───── Dataset extract

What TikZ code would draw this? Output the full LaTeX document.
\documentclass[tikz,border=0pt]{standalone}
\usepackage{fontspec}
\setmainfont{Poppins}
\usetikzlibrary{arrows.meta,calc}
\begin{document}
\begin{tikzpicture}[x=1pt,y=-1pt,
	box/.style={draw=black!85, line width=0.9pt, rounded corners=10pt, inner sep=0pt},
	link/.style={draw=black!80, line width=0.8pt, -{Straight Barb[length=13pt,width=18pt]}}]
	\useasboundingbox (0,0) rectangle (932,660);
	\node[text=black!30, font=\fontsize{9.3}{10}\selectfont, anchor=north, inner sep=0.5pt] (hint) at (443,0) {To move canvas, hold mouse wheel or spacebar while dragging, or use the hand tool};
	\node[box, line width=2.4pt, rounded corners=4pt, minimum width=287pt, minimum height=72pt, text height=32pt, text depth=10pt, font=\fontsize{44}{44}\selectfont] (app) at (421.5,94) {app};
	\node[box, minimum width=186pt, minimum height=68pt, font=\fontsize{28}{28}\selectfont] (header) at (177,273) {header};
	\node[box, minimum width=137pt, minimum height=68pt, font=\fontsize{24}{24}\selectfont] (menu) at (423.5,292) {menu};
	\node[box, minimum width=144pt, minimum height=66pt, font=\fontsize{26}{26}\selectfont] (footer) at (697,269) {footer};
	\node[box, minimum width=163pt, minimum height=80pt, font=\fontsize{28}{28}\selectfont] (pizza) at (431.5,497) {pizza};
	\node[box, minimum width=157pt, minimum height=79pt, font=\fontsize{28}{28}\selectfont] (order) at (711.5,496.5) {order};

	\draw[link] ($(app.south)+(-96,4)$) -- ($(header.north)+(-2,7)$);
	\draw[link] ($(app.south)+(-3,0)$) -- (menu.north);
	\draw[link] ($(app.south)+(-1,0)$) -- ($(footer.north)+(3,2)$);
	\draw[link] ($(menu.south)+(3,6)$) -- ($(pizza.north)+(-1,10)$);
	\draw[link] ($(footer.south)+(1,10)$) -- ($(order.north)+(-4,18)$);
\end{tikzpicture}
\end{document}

──────────

** Exercise description **
Each line of the material should be echoed exactly.

** Solved problem **
What TikZ code would draw this? Output the full LaTeX document.
\documentclass[tikz,border=0pt]{standalone}
\usepackage{fontspec}
\setmainfont{Poppins}
\usetikzlibrary{arrows.meta,calc}
\begin{document}
\begin{tikzpicture}[x=1pt,y=-1pt,
	box/.style={draw=black!85, line width=0.9pt, rounded corners=10pt, inner sep=0pt},
	link/.style={draw=black!80, line width=0.8pt, -{Straight Barb[length=13pt,width=18pt]}}]
	\useasboundingbox (0,0) rectangle (932,660);
	\node[text=black!30, font=\fontsize{9.3}{10}\selectfont, anchor=north, inner sep=0.5pt] (hint) at (443,0) {To move canvas, hold mouse wheel or spacebar while dragging, or use the hand tool};
	\node[box, line width=2.4pt, rounded corners=4pt, minimum width=287pt, minimum height=72pt, text height=32pt, text depth=10pt, font=\fontsize{44}{44}\selectfont] (app) at (421.5,94) {app};
	\node[box, minimum width=186pt, minimum height=68pt, font=\fontsize{28}{28}\selectfont] (header) at (177,273) {header};
	\node[box, minimum width=137pt, minimum height=68pt, font=\fontsize{24}{24}\selectfont] (menu) at (423.5,292) {menu};
	\node[box, minimum width=144pt, minimum height=66pt, font=\fontsize{26}{26}\selectfont] (footer) at (697,269) {footer};
	\node[box, minimum width=163pt, minimum height=80pt, font=\fontsize{28}{28}\selectfont] (pizza) at (431.5,497) {pizza};
	\node[box, minimum width=157pt, minimum height=79pt, font=\fontsize{28}{28}\selectfont] (order) at (711.5,496.5) {order};

	\draw[link] ($(app.south)+(-96,4)$) -- ($(header.north)+(-2,7)$);
	\draw[link] ($(app.south)+(-3,0)$) -- (menu.north);
	\draw[link] ($(app.south)+(-1,0)$) -- ($(footer.north)+(3,2)$);
	\draw[link] ($(menu.south)+(3,6)$) -- ($(pizza.north)+(-1,10)$);
	\draw[link] ($(footer.south)+(1,10)$) -- ($(order.north)+(-4,18)$);
\end{tikzpicture}
\end{document}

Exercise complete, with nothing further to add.